Vee&Logistiek Nederland is blij met de uitkomst. 'Dat toont aan dat de extra maatregelen tijdens warme dagen effectief zijn', zegt voorzitter Helma Lodders van de brancheorganisatie. Voor dierentransporten treedt een hitteprotocol in werking bij temperaturen vanaf 27 graden Celsius. Het protocol is specifiek gericht op hittestress voorkomen bij dieren tijdens transport.
Zo worden transporten gepland in de koelere uren van de dag, zoals 's nachts of 's ochtends vroeg. Ook worden er minder dieren geladen. Tijdens stilstand worden vrachtwagens zoveel mogelijk in de schaduw geparkeerd en krijgen de dieren extra water. Indien nodig kan zelfs de politie worden ingeschakeld om veetransporten langs files te begeleiden.
Een belangrijke ontwikkeling is de introductie van vrachtwagens met airconditioning voor dieren. De NVWA vindt dat een goede zaak. Een belangrijke wens van Vee&Logistiek Nederland is dat de NVWA haar keuringstaken bij extreme hitte eerder op de dag begint.

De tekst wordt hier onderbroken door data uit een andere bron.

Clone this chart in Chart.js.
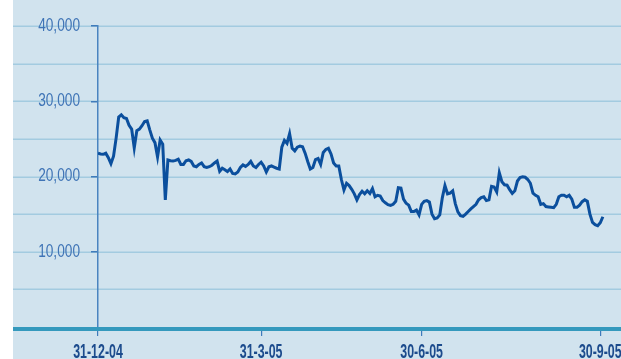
<!DOCTYPE html>
<html>
<head>
<meta charset="utf-8">
<script src="https://cdn.jsdelivr.net/npm/chart.js@4"></script>
<style>
  html, body { margin: 0; padding: 0; background: #fff; }
  #wrap { position: relative; width: 621px; height: 359px; }
</style>
</head>
<body>
<div id="wrap"><canvas id="priceChart"></canvas></div>
<script>
  // daily closes, one per trading day from 31-12-04
  const closes = [
    23100, 23000, 22950, 23100, 22500, 21700, 22700, 25100, 27900, 28200,
    27800, 27700, 26800, 26300, 23800, 26100, 26300, 26750, 27300, 27400,
    26200, 25100, 24500, 22600, 24850, 24300, 16900, 22200, 22100, 22050,
    22150, 22300, 21600, 21600, 22100, 22200, 22000, 21400, 21300, 21600,
    21800, 21300, 21200, 21300, 21500, 21800, 22050, 20700, 21100, 20900,
    20650, 21000, 20400, 20350, 20600, 21200, 21550, 21350, 21600, 22000,
    21400, 21200, 21600, 21900, 21400, 20600, 21300, 21400, 21250, 21100,
    21000, 23900, 24800, 24400, 25700, 23750, 23400, 23900, 24050, 23950,
    23100, 22000, 21000, 21200, 22250, 22400, 21600, 23200, 23600, 23750,
    23000, 21800, 21400, 21400, 19600, 18200, 19100, 18800, 18300, 17700,
    16900, 17600, 18050, 17700, 18100, 17750, 18400, 17300, 17500, 17400,
    16800, 16500, 16250, 16150, 16300, 16700, 18500, 18450, 17000, 16450,
    16200, 15350, 15350, 15550, 14900, 16300, 16700, 16800, 16600, 15000,
    14400, 14500, 14900, 17200, 18800, 17700, 17800, 18100, 16400, 15300,
    14800, 14700, 15000, 15350, 15700, 16000, 16300, 16900, 17200, 17300,
    16800, 16900, 18700, 18600, 17950, 20500, 19300, 18900, 18850, 18250,
    17750, 18100, 19400, 19850, 19950, 19900, 19600, 19100, 17800, 17500,
    17300, 16300, 16400, 16000, 15950, 15900, 15850, 16300, 17300, 17500,
    17500, 17300, 17500, 17000, 15900, 15900, 16200, 16650, 16900, 16700,
    15000, 13900, 13600, 13450, 13850, 14650
  ];

  const dateTickDays = [0, 63, 125, 194];
  const dateTickLabels = ["31-12-04", "31-3-05", "30-6-05", "30-9-05"];
  const valueTicks = [0, 10000, 20000, 30000, 40000];
  const gridValues = [5000, 10000, 15000, 20000, 25000, 30000, 35000, 40000];

  const labelFont = "'Liberation Sans', Arial, sans-serif";

  // the original uses a condensed face; squeeze the axis text horizontally
  const squeezePlugin = {
    id: "squeeze",
    beforeDraw(chart) {
      const c = chart.ctx;
      if (c._squeezed) return;
      const orig = c.fillText.bind(c);
      c.fillText = function (text, x, y, maxW) {
        const f = c.font.indexOf("bold") >= 0 ? 0.62 : 0.76;
        const w = c.measureText(text).width * f;
        return orig(text, x, y, maxW ? Math.min(maxW, w) : w);
      };
      c._squeezed = true;
    },
  };

  // panel background, full width grid lines and the heavy base line
  const panelPlugin = {
    id: "panel",
    beforeDraw(chart) {
      const c = chart.ctx;
      const y = chart.scales.y;
      c.save();
      c.fillStyle = "#ffffff";
      c.fillRect(0, 0, chart.width, chart.height);
      c.fillStyle = "#d1e3ee";
      c.fillRect(13, 0, chart.width - 13, chart.height);
      c.strokeStyle = "#a3cbe0";
      c.lineWidth = 1.5;
      gridValues.forEach((v) => {
        const py = Math.round(y.getPixelForValue(v)) + 0.25;
        c.beginPath();
        c.moveTo(13, py);
        c.lineTo(chart.width, py);
        c.stroke();
      });
      c.restore();
    },
    beforeDatasetsDraw(chart) {
      const c = chart.ctx;
      const py = chart.scales.y.getPixelForValue(0);
      c.save();
      c.fillStyle = "#3499bd";
      c.fillRect(13, py, chart.width - 13, 4);
      c.restore();
    },
  };

  new Chart(document.getElementById("priceChart").getContext("2d"), {
    type: "line",
    data: {
      datasets: [
        {
          data: closes.map((v, i) => ({ x: i, y: v })),
          borderColor: "#0b4f9d",
          borderWidth: 3,
          pointRadius: 0,
          tension: 0,
          fill: false,
        },
      ],
    },
    options: {
      responsive: true,
      maintainAspectRatio: false,
      animation: false,
      layout: { padding: { left: 13, top: 26, right: 0, bottom: 0 } },
      plugins: { legend: { display: false }, tooltip: { enabled: false } },
      scales: {
        x: {
          type: "linear",
          min: 0,
          max: 202,
          afterBuildTicks(scale) {
            scale.ticks = dateTickDays.map((d) => ({ value: d }));
          },
          afterFit(scale) {
            scale.height = 32;
            scale.paddingLeft = 0;
            scale.paddingRight = 0;
          },
          border: { display: false },
          grid: {
            drawOnChartArea: false,
            drawTicks: true,
            tickLength: 9,
            color: "#3f7bbb",
            lineWidth: 1.2,
          },
          ticks: {
            autoSkip: false,
            maxRotation: 0,
            padding: 4,
            color: "#1c4b8d",
            font: { family: labelFont, size: 20, weight: "bold" },
            callback: (v) => dateTickLabels[dateTickDays.indexOf(v)] || "",
          },
        },
        y: {
          min: 0,
          max: 40000,
          afterBuildTicks(scale) {
            scale.ticks = valueTicks.map((v) => ({ value: v }));
          },
          afterFit(scale) {
            scale.width = 85;
          },
          border: { display: true, color: "#4a84c0", width: 1.5 },
          grid: {
            drawOnChartArea: false,
            drawTicks: true,
            tickLength: 7,
            color: (ctx) => (ctx.tick && ctx.tick.value > 0 ? "#3f7bbb" : "transparent"),
            lineWidth: 1.5,
          },
          ticks: {
            padding: 11,
            color: "#3f74b6",
            font: { family: labelFont, size: 18 },
            callback: (v) => (v === 0 ? "" : v.toLocaleString("en-US")),
          },
        },
      },
    },
    plugins: [squeezePlugin, panelPlugin],
  });
</script>
</body>
</html>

Concrete afspraken hierover zijn nog niet gemaakt.
Rondetafelgesprek
Eind september vond er ook een rondetafelgesprek plaats tussen Tweede Kamerleden van de commissie Landbouw, Visserij, Voedselzekerheid en Natuur en brancheorganisaties. Daaraan namen onder meer Vee&Logistiek Nederland, de Dierenbescherming en Eyes on Animals deel. Een speerpunt van deze organisaties is hittestress voorkomen.
Ondanks de verbeteringen die afgelopen jaren plaatsvonden in het transport van dieren, vinden de Dierenbescherming en Eyes on Animals de wachttijden bij slachterijen nog te lang. Ook vinden zij dat het klimaat – de temperatuur en luchtvochtigheid – in veewagens beter moet worden gemonitord en dat de beladingsgraad op warme dagen omlaag moet. Tot slot pleiten zij voor het verlagen van de maximumtemperatuur voor transport van 35 naar 30 graden Celsius.